#### [YOUR OBJECTIVE]
Count the lines containing "this" in the entries underneath, and state that count without anything else.

#### [GIVEN DATA]
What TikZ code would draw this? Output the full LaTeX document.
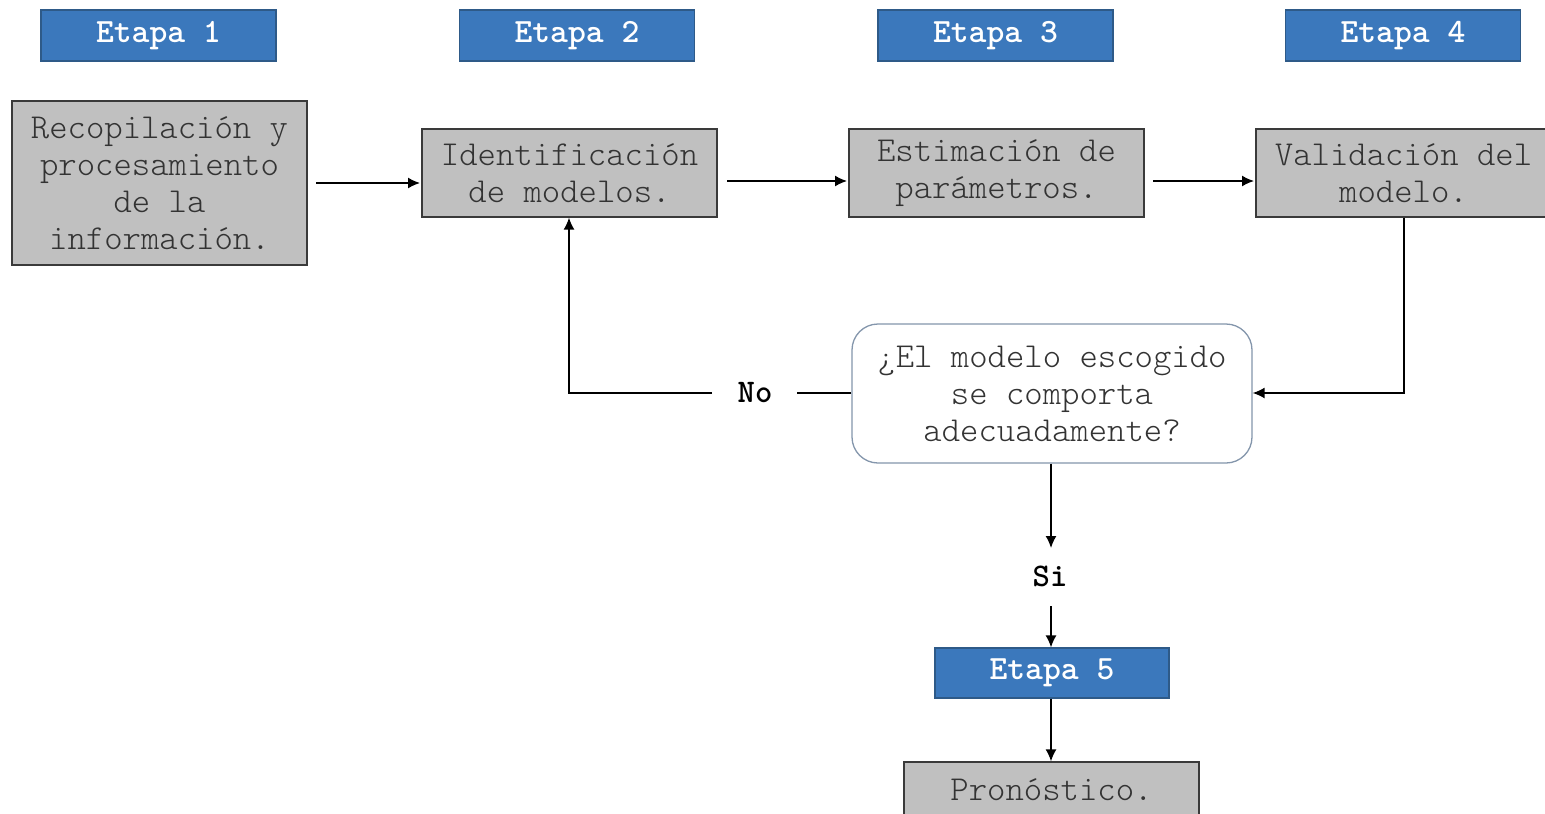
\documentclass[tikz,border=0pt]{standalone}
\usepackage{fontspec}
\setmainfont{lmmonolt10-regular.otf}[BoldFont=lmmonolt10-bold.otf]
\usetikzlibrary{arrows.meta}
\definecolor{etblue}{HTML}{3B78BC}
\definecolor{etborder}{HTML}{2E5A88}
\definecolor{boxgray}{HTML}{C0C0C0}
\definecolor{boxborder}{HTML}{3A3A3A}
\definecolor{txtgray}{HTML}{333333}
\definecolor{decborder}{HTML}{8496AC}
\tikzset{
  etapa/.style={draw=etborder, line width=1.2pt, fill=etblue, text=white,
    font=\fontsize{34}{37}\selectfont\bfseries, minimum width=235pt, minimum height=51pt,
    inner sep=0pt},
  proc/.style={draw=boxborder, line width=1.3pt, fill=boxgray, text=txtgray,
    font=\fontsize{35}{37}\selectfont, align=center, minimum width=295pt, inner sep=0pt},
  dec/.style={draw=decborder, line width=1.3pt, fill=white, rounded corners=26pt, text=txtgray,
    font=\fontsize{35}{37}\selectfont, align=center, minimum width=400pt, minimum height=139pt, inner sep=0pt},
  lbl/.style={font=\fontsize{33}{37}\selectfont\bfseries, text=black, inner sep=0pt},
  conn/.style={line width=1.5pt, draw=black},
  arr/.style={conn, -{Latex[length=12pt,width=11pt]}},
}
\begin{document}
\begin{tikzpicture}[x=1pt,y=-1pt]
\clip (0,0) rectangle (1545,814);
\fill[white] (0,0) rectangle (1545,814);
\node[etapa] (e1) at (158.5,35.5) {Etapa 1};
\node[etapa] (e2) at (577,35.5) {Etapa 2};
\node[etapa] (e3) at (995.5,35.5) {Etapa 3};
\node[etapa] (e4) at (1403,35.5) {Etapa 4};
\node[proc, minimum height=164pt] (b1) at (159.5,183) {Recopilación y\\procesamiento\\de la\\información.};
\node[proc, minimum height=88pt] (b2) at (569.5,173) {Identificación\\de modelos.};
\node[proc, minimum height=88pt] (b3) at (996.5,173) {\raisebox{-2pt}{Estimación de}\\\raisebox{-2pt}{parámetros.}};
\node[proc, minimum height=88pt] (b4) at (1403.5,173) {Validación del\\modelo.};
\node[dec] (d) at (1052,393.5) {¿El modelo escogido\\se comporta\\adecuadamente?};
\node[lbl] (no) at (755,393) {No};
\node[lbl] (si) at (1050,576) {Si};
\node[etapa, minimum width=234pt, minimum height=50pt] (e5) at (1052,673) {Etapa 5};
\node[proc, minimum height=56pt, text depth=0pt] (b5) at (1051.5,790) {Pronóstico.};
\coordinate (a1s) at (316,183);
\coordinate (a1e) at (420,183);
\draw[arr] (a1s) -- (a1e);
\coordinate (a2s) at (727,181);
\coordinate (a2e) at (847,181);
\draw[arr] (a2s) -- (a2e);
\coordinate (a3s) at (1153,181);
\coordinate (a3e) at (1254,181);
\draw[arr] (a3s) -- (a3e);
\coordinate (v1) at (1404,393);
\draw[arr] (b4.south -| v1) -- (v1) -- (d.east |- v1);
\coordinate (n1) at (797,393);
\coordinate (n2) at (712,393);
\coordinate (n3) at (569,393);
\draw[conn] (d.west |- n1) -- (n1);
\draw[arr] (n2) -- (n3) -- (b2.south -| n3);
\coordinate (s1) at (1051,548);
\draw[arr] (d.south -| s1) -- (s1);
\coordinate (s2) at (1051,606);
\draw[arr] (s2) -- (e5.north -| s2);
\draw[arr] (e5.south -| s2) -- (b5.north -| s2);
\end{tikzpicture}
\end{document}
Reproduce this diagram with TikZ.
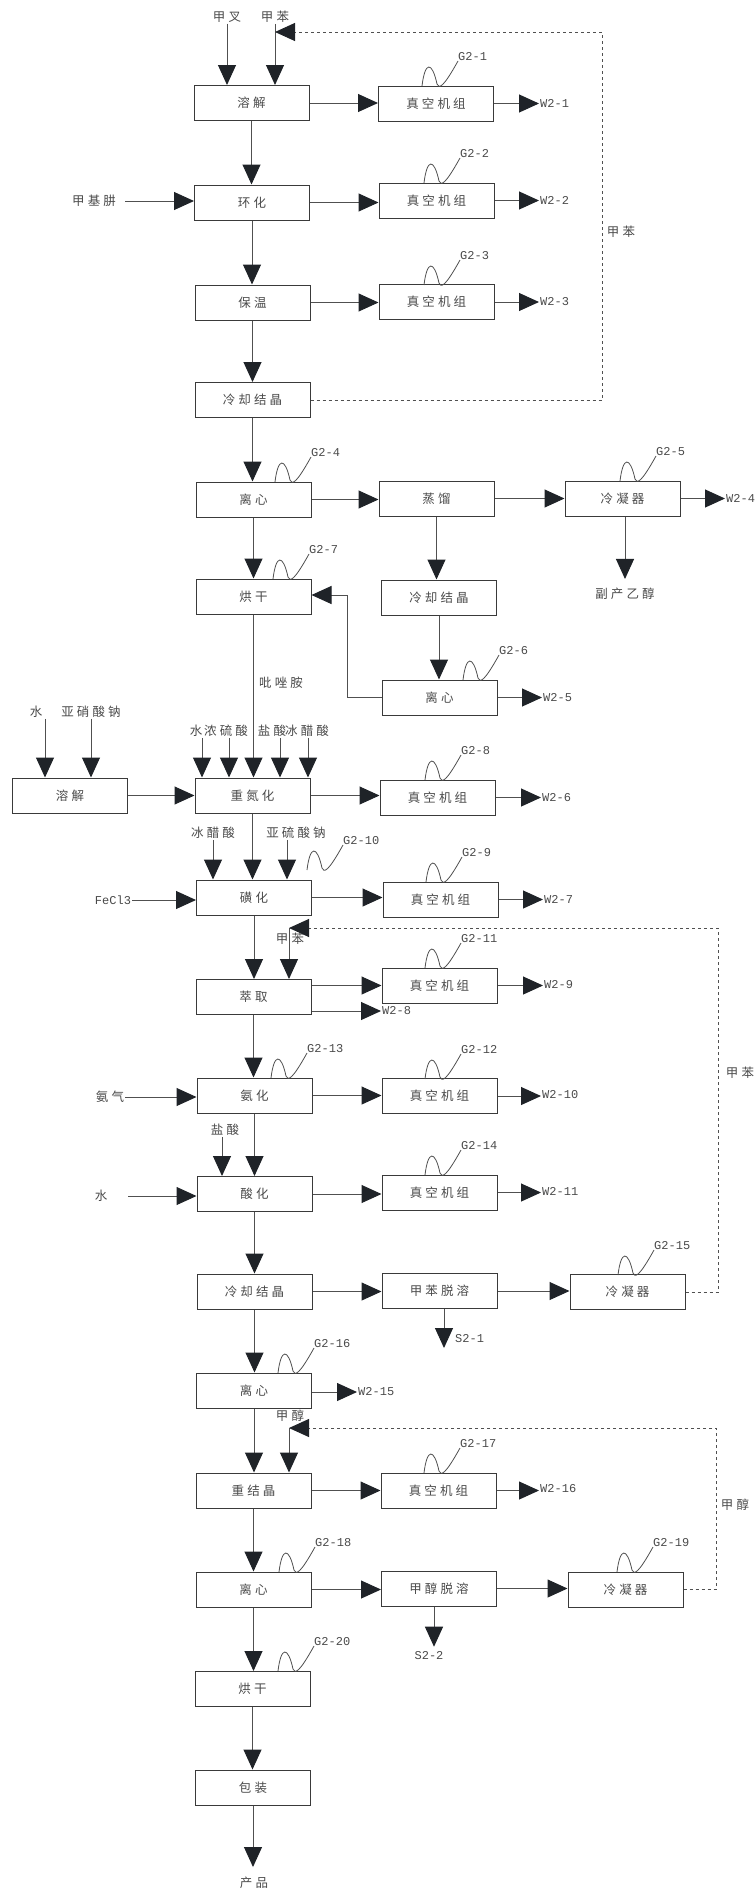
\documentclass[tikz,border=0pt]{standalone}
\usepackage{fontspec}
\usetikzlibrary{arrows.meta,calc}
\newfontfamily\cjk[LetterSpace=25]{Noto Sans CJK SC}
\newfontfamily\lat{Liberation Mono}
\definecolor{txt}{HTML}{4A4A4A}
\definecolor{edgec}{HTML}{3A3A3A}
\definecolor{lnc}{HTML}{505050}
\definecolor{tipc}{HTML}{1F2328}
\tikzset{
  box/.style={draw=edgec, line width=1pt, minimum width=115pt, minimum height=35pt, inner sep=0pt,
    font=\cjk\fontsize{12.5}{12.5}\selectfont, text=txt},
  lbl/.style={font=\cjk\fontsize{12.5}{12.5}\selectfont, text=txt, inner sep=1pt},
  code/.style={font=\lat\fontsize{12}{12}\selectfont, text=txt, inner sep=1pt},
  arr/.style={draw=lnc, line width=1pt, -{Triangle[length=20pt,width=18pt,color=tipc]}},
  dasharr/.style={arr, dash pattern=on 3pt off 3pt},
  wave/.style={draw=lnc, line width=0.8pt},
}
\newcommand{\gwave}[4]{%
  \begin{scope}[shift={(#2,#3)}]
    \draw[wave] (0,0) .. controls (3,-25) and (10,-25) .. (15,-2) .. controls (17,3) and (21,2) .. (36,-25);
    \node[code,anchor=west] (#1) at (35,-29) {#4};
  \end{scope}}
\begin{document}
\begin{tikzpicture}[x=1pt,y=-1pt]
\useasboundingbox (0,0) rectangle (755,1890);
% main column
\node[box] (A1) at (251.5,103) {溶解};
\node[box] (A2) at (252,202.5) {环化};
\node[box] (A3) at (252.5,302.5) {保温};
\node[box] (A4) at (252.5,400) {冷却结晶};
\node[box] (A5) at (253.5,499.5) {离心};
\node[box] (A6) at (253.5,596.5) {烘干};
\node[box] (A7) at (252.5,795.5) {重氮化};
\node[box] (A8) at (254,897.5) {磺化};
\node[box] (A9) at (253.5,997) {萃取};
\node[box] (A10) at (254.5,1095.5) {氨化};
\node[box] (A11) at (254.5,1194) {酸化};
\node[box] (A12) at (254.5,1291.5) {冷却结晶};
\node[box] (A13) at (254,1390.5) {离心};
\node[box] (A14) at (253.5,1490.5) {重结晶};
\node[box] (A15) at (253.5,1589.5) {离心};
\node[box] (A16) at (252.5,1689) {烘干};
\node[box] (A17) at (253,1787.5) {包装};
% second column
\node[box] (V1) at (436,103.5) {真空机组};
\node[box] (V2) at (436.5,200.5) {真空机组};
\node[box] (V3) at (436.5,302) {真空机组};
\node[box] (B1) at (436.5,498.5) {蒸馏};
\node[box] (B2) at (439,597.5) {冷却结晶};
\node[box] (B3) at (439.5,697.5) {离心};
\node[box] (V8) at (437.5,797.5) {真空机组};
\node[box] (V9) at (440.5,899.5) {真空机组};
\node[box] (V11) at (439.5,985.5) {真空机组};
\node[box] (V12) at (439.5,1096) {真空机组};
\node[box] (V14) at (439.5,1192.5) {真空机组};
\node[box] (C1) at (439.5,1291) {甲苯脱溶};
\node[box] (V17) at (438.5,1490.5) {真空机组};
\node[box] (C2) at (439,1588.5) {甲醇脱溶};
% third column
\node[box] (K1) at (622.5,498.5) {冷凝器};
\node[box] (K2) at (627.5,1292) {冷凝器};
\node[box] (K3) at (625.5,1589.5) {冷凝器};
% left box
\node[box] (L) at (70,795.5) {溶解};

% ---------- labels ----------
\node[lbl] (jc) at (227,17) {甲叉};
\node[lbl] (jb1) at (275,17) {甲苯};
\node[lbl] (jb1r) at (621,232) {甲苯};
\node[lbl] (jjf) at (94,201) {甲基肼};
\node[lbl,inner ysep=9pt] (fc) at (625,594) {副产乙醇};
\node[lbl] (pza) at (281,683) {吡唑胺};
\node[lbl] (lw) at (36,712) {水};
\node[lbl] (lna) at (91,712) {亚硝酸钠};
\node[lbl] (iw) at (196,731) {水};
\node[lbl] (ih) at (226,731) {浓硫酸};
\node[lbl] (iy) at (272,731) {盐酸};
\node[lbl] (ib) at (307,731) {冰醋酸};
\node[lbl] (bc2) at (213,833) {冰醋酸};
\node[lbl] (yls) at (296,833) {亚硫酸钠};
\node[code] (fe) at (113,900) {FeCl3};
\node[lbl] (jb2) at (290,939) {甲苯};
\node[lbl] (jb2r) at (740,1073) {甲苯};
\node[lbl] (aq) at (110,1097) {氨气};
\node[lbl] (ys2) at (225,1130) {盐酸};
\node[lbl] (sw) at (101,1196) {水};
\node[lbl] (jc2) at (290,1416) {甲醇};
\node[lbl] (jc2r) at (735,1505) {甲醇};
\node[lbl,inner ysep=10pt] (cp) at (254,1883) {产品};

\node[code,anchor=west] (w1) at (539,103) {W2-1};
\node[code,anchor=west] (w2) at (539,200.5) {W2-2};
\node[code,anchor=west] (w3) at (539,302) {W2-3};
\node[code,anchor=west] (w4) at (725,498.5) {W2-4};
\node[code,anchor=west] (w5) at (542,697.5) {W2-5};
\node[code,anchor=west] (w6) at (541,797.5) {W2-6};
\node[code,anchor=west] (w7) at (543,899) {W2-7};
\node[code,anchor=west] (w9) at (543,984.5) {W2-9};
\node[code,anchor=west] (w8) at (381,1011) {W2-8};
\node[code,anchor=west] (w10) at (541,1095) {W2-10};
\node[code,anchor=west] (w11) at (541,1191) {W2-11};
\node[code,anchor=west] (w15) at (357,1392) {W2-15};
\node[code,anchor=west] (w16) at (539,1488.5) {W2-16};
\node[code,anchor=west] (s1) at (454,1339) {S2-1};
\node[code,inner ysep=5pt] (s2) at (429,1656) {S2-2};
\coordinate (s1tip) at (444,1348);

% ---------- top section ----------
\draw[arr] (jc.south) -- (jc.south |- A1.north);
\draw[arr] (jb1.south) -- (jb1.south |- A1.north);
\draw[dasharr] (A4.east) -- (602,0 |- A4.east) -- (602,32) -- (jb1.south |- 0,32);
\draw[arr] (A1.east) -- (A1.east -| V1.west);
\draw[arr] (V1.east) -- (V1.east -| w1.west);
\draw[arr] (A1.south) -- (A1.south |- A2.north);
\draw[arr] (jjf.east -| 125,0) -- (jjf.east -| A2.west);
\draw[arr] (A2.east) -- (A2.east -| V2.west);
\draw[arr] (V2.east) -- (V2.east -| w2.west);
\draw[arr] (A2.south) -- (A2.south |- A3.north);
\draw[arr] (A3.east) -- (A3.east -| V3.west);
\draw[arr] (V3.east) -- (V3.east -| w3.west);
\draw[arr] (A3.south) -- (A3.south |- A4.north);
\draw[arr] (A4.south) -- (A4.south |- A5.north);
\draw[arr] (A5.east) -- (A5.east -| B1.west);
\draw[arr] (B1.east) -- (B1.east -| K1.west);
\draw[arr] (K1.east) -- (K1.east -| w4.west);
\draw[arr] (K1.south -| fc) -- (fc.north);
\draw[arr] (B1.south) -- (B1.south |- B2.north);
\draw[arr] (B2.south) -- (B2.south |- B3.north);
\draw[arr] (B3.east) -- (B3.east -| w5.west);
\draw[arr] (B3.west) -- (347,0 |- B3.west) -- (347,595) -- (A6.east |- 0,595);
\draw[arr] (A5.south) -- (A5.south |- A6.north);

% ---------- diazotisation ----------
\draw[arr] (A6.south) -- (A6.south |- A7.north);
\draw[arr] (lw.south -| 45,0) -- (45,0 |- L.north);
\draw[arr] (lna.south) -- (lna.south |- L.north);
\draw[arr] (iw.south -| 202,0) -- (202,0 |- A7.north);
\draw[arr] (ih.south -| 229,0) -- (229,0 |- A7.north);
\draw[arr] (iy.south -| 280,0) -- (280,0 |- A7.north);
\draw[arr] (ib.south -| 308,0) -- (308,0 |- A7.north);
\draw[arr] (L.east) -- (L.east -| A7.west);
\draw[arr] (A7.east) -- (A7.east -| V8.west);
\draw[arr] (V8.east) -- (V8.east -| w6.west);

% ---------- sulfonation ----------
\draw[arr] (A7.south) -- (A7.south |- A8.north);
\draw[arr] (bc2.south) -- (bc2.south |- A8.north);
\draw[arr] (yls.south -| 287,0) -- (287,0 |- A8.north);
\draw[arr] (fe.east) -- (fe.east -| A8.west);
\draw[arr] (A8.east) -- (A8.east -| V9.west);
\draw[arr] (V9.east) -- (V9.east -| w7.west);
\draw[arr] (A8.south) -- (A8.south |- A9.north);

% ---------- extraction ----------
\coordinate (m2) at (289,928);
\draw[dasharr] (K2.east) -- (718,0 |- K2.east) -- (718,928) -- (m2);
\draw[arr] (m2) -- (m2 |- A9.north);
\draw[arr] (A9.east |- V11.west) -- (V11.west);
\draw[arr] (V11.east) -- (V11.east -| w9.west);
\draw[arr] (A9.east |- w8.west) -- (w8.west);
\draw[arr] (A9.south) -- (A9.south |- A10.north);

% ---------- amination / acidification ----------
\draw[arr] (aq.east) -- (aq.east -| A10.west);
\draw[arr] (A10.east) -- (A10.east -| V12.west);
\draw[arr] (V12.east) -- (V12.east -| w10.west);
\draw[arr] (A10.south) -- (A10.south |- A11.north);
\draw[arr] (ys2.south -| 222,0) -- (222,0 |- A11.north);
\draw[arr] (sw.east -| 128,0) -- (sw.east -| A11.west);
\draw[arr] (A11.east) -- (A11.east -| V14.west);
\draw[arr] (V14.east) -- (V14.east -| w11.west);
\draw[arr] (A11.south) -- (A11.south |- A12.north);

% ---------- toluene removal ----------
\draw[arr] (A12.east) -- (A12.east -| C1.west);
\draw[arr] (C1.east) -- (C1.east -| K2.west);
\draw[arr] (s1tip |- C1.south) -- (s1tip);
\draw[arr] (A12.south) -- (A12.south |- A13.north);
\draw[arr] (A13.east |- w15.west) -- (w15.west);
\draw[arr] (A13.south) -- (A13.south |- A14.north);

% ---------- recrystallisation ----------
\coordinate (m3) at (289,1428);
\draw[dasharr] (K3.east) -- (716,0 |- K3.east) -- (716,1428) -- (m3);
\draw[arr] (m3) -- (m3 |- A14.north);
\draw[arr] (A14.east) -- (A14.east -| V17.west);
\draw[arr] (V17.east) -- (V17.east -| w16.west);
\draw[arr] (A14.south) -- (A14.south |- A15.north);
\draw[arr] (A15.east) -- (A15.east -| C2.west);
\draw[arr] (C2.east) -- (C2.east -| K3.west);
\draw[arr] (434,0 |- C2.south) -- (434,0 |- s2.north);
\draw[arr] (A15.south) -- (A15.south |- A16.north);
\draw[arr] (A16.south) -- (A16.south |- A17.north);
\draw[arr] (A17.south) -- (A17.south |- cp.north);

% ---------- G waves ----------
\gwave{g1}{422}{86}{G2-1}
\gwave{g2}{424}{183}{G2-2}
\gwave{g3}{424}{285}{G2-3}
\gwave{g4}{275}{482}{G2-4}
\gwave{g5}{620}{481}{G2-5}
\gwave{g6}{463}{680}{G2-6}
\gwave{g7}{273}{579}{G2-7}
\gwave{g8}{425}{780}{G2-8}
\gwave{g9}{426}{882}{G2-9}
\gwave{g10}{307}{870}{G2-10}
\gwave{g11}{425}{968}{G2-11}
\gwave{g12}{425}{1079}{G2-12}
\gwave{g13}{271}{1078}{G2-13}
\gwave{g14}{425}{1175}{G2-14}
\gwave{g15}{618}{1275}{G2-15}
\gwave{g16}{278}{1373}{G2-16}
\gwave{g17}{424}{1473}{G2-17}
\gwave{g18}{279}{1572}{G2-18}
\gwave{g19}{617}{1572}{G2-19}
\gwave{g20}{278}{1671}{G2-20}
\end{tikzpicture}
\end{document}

#### [EXERCISE SOLUTION]
2